Source: Kamchatkan Volcanic Eruption Response Team (KVERT)
Report for Lokon-Empung
According to a news article, an eruption from Lokon-Empung occurred on 20 March at 0757, producing an ash plume that rose 2 km above the crater.
Source: newKerala.com
Report for Paluweh
Based on analyses of satellite imagery and wind data, the Darwin VAAC reported that during 19-21 and 24-26 March ash plumes from Paluweh rose to an altitude of 3 km (10,000 ft) a.s.l. and drifted 55-335 km SW, WSW, W, NW, and NE.
Source: Darwin Volcanic Ash Advisory Centre (VAAC)
Report for Popocatepetl
CENAPRED reported that during 19-26 March seismicity at Popocatépetl indicated continuing gas-and-steam emissions that contained ash on most days. Incandescence from the crater was observed at night and increased in conjunction with emissions. During 19-20 March incandescent fragments were ejected 50 m from the crater and landed on the E flank. An explosion on 24 March ejected incandescent fragments 500 m away from the crater that again landed on the E flank. An ash plume rose 1.5 km and drifted E, causing ashfall in villages downwind. The Alert Level remained at Yellow, Phase Two.

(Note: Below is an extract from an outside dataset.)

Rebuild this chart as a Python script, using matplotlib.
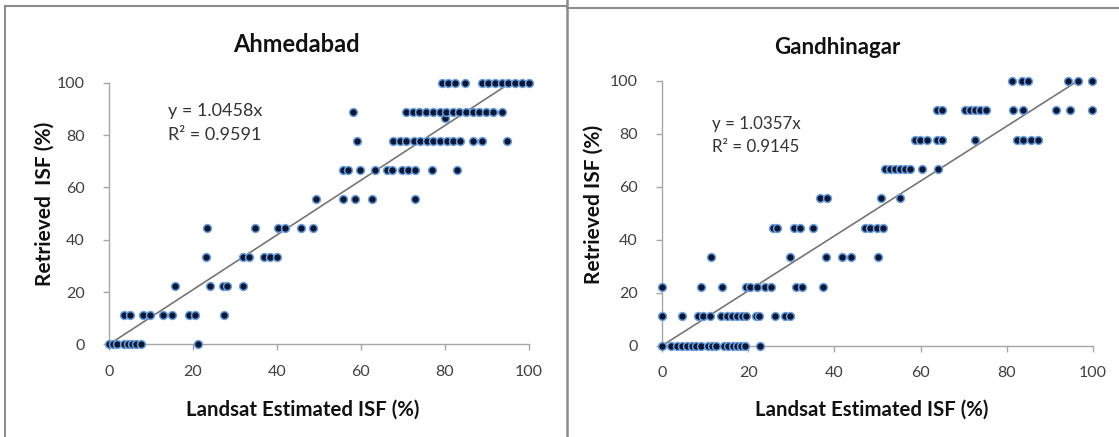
import matplotlib
matplotlib.use("Agg")
import matplotlib.pyplot as plt
from matplotlib.lines import Line2D

plt.rcParams['font.family'] = ['Lato', 'DejaVu Sans']

# ---------------- data ----------------
levels = [0, 11.1, 22.2, 33.3, 44.4, 55.6, 66.7, 77.8, 86.5, 88.9, 100]

ahm_x_rows = [
    [0, 1, 2, 3.5, 4.5, 5.5, 6.5, 7.5, 21.1],
    [3.6, 5.0, 8.0, 9.7, 12.9, 15.0, 19.1, 20.5, 27.4],
    [15.7, 24.1, 27.1, 28.1, 32.0],
    [23.1, 31.9, 33.4, 36.9, 38.4, 40.0],
    [23.3, 34.8, 40.2, 41.9, 45.6, 48.6],
    [49.4, 55.8, 58.6, 62.5, 72.9],
    [55.8, 57.0, 59.8, 63.3, 66.1, 67.3, 69.7, 71.2, 72.9, 76.9, 82.8],
    [59.0, 67.7, 69.3, 70.8, 72.5, 74.1, 75.7, 77.2, 78.8, 80.4, 82.0, 83.6, 86.7, 88.7, 94.7],
    [80.0],
    [58.0, 70.7, 72.3, 73.9, 75.5, 77.1, 78.7, 80.3, 81.8, 83.4, 85.0, 86.6, 88.1, 89.7, 91.5, 93.5],
    [79.2, 80.8, 82.4, 84.8, 88.7, 90.3, 91.9, 93.5, 95.1, 96.7, 98.3, 99.9],
]

gan_x_rows = [
    [0, 2.2, 3.4, 4.6, 5.7, 6.9, 8.0, 9.1, 10.7, 11.5, 12.6, 14.5, 15.4, 16.5, 17.4, 18.4, 19.2, 22.8],
    [0, 4.6, 8.4, 9.5, 11.2, 13.8, 15.1, 16.2, 17.3, 18.5, 19.6, 21.8, 22.6, 26.3, 28.5, 29.7],
    [0, 9.1, 14.0, 19.5, 20.4, 22.0, 23.9, 25.4, 31.2, 32.4, 37.4],
    [11.3, 29.8, 38.1, 41.8, 43.8, 50.2],
    [25.8, 26.7, 30.6, 32.1, 35.1, 47.1, 48.3, 49.8, 51.2],
    [36.6, 38.2, 50.8, 55.2],
    [51.7, 53.0, 54.1, 55.2, 56.4, 57.5, 60.3, 64.1],
    [58.7, 59.9, 61.4, 63.7, 64.9, 72.6, 82.3, 83.8, 85.7, 87.3],
    [],
    [63.7, 64.9, 70.3, 71.5, 72.6, 73.8, 75.1, 81.5, 83.8, 91.4, 94.7, 99.7],
    [81.2, 83.5, 85.0, 94.3, 96.6, 99.7],
]

titles = ["Ahmedabad", "Gandhinagar"]
slopes = [1.0458, 1.0357]
r2_values = [0.9591, 0.9145]
ylabels = ["Retrieved  ISF (%)", "Retrieved ISF (%)"]
xlabel = "Landsat Estimated ISF (%)"
ticks = [0, 20, 40, 60, 80, 100]

# ---------------- figure ----------------
W, H = 1119, 437
fig = plt.figure(figsize=(W / 100, H / 100), dpi=100)
fig.patch.set_facecolor("white")

def fx(px):
    return px / W

def fy(py):
    return 1 - py / H

# layout in pixels: (x0, x1, y_top, y_bottom) of the plot areas
axes_px = [(109, 529, 82.7, 344.4), (662, 1093, 80.7, 345.7)]
title_px = [(296, 45, 17), (837, 47, 16)]
xlabel_px = [(303, 410), (872, 410)]
ylabel_px = [(45, 204), (594, 204)]
eq_px = [(168, 111, 135, 13), (712, 124, 147, 12.2)]

spine_col = "#a6a6a6"

for i, rows in enumerate([ahm_x_rows, gan_x_rows]):
    x0, x1, ytop, ybot = axes_px[i]
    ax = fig.add_axes([fx(x0), fy(ybot), (x1 - x0) / W, (ybot - ytop) / H])
    xs, ys = [], []
    for lev, row in zip(levels, rows):
        xs.extend(row)
        ys.extend([lev] * len(row))
    ax.set_xlim(0, 100)
    ax.set_ylim(0, 100)
    ax.plot([0, 100], [0, slopes[i] * 100], color="#767676", lw=1.2, zorder=2)
    ax.scatter(xs, ys, s=32, facecolor="#0a1736", edgecolor="#6e9fdc",
               linewidths=1.1, zorder=3, clip_on=False)
    for side in ["top", "right"]:
        ax.spines[side].set_visible(False)
    for side in ["left", "bottom"]:
        ax.spines[side].set_color(spine_col)
        ax.spines[side].set_linewidth(1.0)
    ax.set_xticks(ticks)
    ax.set_yticks(ticks)
    ax.tick_params(axis="both", direction="out", length=4.5, width=1.0,
                   color=spine_col, labelcolor="#404040", labelsize=11.5)
    ax.tick_params(axis="y", pad=13)
    ax.tick_params(axis="x", pad=10)
    ax.patch.set_alpha(0)

    tx, ty, ts = title_px[i]
    fig.text(fx(tx), fy(ty), titles[i], ha="center", va="center",
             fontsize=ts, fontweight="bold", color="#111111")
    fig.text(fx(xlabel_px[i][0]), fy(xlabel_px[i][1]), xlabel, ha="center",
             va="center", fontsize=14.7, fontweight="bold", color="#111111")
    fig.text(fx(ylabel_px[i][0]), fy(ylabel_px[i][1]), ylabels[i], ha="center",
             va="center", rotation=90, fontsize=15, fontweight="bold", color="#111111")
    ex, ey1, ey2, es = eq_px[i]
    fig.text(fx(ex), fy(ey1), f"y = {slopes[i]:.4f}x", ha="left", va="center",
             fontsize=es, color="#333333")
    fig.text(fx(ex), fy(ey2), f"R\u00b2 = {r2_values[i]:.4f}", ha="left", va="center",
             fontsize=es, color="#333333")

# panel borders
bcol = "#8c8c8c"
fig.add_artist(Line2D([fx(5), fx(5)], [fy(6), 0], transform=fig.transFigure, color=bcol, lw=1.5))
fig.add_artist(Line2D([fx(5), fx(567)], [fy(6), fy(6)], transform=fig.transFigure, color=bcol, lw=1.5))
fig.add_artist(Line2D([fx(567), fx(567)], [1, 0], transform=fig.transFigure, color=bcol, lw=1.8))
fig.add_artist(Line2D([fx(567), 1], [fy(8), fy(8)], transform=fig.transFigure, color=bcol, lw=1.5))

fig.savefig("out.png", dpi=100)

Source: Centro Nacional de Prevencion de Desastres (CENAPRED)
Report for Santa Maria
INSIVUMEH reported that during 13-19 March explosions from Santa María's Santiaguito lava-dome complex produced ash plumes that rose as high as 4 km and drifted NE, E, S, SW, and W. Explosions were heard during 25-26 March. Avalanches from lava-flow fronts traveled down the flanks, and incandescence in the crater was observed on some nights. Ashfall was reported in El Faro (SW flank) and La Florida (5 km S) during 13-14 and 25-26 March, in Quetzaltenango (18 km WNW) during 17-18 March, and in San Jose on 19 March.
Source: Instituto Nacional de Sismologia, Vulcanologia, Meteorologia, e Hidrologia (INSIVUMEH)
Report for Sheveluch
Based on visual observations and analyses of satellite data, KVERT reported that during 15-22 March a viscous lava flow effused on the E flank of Shiveluch's lava dome, accompanied by hot avalanches, incandescence, and fumarolic activity. Satellite imagery showed a daily thermal anomaly on the lava dome. The Aviation Color Code remained at Orange.
Source: Kamchatkan Volcanic Eruption Response Team (KVERT)
Report for Tolbachik
KVERT reported that the S fissure along the W side of Tolbachinsky Dol, a lava plateau on the SW side of Tolbachik, continued to produce very fluid lava flows during 15-22 March that traveled to the W, S, and E sides of the plateau. Cinder cones continued to grow along the fissure. Gas-and-ash plumes rose to an altitude of 3.5 km (11,500 ft) a.s.l. and drifted in multiple directions. A very large thermal anomaly on the N part of Tolbachinsky Dol was visible daily in satellite imagery. The Aviation Color Code remained at Orange.